→ EXTRACTED DATA
------------------------------------------------
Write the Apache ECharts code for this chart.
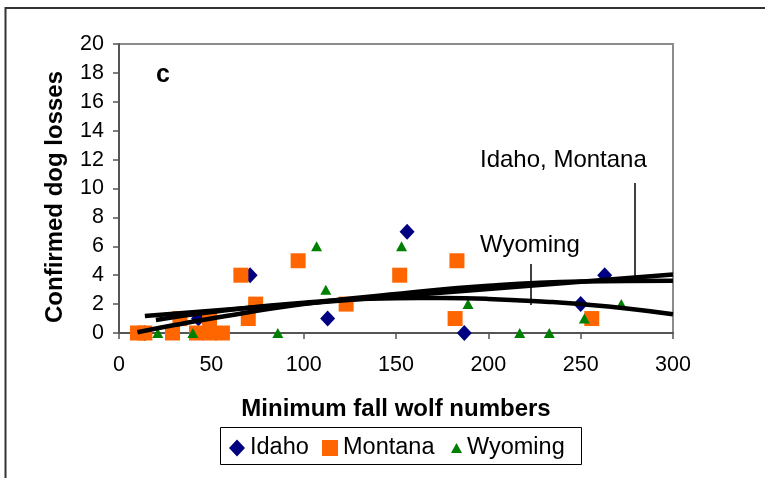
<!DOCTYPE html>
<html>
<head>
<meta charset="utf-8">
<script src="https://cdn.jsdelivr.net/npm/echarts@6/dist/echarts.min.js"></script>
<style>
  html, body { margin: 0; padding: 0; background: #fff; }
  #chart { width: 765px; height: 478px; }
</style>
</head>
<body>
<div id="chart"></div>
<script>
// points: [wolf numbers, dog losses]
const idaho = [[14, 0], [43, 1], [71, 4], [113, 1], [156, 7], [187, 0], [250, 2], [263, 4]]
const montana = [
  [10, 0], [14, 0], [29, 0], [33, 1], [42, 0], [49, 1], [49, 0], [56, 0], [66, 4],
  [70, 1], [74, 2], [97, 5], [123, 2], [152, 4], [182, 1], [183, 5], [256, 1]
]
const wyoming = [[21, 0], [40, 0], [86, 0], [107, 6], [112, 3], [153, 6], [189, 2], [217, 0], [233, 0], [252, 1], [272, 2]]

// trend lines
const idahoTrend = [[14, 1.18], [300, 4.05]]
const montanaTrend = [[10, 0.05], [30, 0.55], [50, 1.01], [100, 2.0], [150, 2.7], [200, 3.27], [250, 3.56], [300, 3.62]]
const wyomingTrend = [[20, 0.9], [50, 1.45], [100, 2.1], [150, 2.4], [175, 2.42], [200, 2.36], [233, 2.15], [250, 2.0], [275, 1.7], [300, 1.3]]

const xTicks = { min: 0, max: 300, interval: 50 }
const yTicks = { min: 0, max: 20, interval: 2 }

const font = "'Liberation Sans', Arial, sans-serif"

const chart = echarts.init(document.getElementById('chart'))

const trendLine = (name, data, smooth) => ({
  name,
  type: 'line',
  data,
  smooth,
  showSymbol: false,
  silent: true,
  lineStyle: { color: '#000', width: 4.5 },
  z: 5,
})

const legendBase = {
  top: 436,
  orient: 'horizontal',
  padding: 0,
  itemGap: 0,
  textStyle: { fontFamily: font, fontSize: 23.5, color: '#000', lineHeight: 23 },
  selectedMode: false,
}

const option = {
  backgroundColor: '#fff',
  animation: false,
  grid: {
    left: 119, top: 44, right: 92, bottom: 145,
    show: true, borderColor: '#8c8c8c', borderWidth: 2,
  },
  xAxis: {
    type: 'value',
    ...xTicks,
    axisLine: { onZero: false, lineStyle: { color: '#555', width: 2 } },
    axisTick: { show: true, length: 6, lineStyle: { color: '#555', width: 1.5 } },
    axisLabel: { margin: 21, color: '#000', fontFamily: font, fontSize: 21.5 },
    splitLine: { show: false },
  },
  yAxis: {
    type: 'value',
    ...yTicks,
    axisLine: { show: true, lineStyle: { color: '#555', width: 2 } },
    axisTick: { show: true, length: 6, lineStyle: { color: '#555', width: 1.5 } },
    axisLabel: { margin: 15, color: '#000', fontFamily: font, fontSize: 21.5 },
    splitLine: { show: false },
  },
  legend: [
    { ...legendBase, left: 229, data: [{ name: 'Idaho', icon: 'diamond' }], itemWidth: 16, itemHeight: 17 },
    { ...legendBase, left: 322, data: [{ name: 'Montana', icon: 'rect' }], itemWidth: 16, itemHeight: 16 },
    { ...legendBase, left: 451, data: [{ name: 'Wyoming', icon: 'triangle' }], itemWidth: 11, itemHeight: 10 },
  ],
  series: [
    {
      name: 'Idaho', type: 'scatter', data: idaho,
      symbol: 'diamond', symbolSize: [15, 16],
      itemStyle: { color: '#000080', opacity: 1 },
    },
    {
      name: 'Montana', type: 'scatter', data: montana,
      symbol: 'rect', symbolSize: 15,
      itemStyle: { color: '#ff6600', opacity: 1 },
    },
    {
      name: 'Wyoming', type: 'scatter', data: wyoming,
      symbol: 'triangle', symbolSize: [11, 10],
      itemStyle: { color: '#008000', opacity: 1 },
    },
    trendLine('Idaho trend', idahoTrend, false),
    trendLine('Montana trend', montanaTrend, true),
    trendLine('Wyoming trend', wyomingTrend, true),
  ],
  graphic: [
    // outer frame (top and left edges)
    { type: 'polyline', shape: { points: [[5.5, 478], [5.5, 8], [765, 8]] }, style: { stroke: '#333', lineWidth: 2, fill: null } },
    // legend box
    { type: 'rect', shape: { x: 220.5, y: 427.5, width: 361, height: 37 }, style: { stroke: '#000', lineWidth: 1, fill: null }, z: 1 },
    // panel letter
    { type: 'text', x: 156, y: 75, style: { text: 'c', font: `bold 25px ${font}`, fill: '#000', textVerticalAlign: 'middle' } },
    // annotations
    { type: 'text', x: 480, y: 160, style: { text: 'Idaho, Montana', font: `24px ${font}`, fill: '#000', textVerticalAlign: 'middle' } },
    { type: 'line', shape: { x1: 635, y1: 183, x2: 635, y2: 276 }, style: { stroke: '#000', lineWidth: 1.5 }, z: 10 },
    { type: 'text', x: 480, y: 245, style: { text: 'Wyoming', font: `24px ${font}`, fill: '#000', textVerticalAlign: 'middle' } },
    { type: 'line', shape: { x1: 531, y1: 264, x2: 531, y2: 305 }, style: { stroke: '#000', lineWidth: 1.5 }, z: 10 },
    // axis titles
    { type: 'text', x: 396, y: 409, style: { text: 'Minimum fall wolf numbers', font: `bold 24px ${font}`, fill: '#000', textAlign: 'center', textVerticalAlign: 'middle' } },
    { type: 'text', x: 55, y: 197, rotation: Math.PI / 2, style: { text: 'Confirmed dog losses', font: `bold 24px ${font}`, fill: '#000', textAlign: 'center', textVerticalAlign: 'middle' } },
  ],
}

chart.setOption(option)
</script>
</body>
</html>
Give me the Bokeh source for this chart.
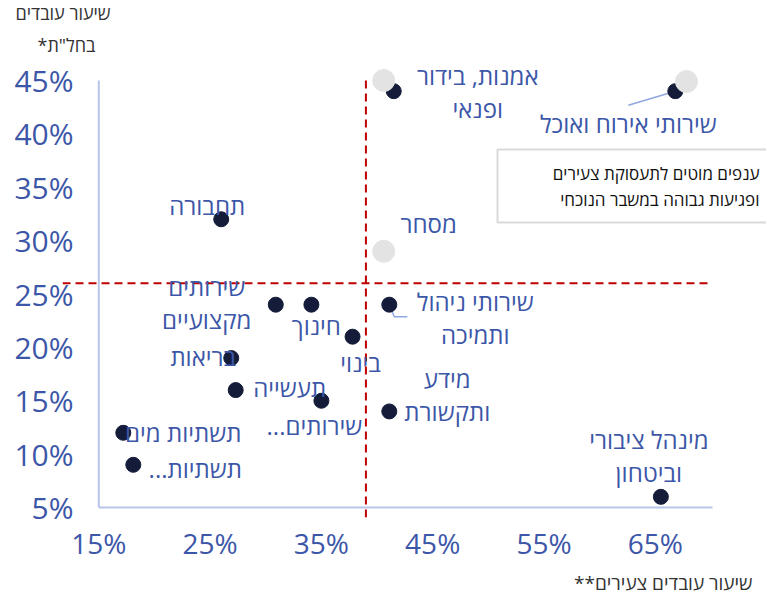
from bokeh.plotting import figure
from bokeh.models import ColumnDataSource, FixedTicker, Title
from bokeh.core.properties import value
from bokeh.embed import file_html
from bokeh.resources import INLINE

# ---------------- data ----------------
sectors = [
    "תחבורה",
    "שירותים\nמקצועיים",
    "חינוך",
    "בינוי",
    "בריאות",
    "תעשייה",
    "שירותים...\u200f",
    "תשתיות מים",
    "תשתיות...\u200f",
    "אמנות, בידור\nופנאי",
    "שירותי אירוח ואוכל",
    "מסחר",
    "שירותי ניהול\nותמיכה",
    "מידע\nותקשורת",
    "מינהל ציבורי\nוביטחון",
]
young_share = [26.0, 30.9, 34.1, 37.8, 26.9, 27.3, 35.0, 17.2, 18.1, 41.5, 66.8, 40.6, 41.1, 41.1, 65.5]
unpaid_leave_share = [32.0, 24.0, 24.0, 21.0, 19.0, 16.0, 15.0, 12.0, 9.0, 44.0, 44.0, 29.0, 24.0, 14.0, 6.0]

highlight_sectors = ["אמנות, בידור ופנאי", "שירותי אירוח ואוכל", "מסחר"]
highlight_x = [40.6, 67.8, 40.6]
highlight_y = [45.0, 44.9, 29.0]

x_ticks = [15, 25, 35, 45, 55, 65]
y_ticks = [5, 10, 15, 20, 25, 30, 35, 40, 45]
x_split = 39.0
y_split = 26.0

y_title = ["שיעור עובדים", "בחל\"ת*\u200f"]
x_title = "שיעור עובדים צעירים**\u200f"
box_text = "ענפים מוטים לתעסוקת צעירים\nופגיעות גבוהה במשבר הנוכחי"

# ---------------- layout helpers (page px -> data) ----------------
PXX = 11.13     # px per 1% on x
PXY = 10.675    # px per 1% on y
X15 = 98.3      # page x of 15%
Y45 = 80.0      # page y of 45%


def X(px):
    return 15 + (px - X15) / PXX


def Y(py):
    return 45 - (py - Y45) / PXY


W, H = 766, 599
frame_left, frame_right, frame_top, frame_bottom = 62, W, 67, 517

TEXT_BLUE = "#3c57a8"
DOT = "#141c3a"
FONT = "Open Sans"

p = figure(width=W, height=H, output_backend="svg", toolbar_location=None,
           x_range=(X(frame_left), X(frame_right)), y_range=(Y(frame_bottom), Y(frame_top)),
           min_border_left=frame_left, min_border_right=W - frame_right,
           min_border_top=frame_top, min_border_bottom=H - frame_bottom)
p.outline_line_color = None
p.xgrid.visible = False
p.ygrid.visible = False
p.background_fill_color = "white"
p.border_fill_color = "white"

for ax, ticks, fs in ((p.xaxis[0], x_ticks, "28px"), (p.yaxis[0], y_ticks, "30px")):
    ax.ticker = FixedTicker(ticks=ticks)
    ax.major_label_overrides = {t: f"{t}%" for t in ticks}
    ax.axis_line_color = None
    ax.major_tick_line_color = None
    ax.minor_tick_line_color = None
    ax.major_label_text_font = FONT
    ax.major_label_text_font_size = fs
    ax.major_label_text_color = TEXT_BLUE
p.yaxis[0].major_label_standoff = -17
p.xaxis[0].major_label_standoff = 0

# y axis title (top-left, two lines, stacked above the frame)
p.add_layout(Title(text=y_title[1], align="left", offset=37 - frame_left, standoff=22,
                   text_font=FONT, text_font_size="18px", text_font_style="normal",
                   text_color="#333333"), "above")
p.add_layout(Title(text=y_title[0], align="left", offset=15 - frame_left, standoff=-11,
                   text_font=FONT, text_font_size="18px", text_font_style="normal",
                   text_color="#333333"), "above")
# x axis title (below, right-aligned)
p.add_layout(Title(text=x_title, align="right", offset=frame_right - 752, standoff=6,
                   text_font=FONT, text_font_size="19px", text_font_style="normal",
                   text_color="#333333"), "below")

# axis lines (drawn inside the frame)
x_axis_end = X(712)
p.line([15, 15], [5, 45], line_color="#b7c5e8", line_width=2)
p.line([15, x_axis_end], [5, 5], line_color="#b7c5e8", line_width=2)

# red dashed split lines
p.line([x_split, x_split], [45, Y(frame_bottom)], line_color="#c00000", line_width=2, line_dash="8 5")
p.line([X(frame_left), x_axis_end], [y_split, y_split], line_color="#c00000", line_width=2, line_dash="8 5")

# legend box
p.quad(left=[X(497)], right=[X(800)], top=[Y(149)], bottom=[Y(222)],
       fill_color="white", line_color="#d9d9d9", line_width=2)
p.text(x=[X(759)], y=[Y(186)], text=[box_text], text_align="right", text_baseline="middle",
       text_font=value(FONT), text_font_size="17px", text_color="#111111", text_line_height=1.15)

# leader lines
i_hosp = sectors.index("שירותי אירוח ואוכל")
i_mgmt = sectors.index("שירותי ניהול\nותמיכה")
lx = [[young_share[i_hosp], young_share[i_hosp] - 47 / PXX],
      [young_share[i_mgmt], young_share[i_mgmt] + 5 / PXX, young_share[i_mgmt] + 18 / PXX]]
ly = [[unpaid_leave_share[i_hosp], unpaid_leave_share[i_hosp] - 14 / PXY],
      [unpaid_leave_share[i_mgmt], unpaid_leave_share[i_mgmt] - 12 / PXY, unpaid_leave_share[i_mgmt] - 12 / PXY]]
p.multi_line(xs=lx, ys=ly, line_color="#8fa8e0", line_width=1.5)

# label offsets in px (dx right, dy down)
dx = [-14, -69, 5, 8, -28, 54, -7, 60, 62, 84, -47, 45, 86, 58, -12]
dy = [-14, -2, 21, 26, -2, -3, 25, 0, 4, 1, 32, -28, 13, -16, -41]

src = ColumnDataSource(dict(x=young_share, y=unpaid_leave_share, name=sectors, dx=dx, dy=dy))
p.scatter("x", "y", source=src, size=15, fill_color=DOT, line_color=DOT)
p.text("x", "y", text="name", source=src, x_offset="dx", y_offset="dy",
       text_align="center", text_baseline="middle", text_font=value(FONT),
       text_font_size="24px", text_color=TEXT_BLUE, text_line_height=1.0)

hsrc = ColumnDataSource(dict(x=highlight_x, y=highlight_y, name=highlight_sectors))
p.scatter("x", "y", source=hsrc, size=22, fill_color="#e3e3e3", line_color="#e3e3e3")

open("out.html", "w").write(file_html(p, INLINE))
------------------------------------------------
→ GIVEN PROBLEM
Identify the lines that contain the string "this", and copy every one of them.

→ THE OUTPUT
Write the Apache ECharts code for this chart.
Give me the Bokeh source for this chart.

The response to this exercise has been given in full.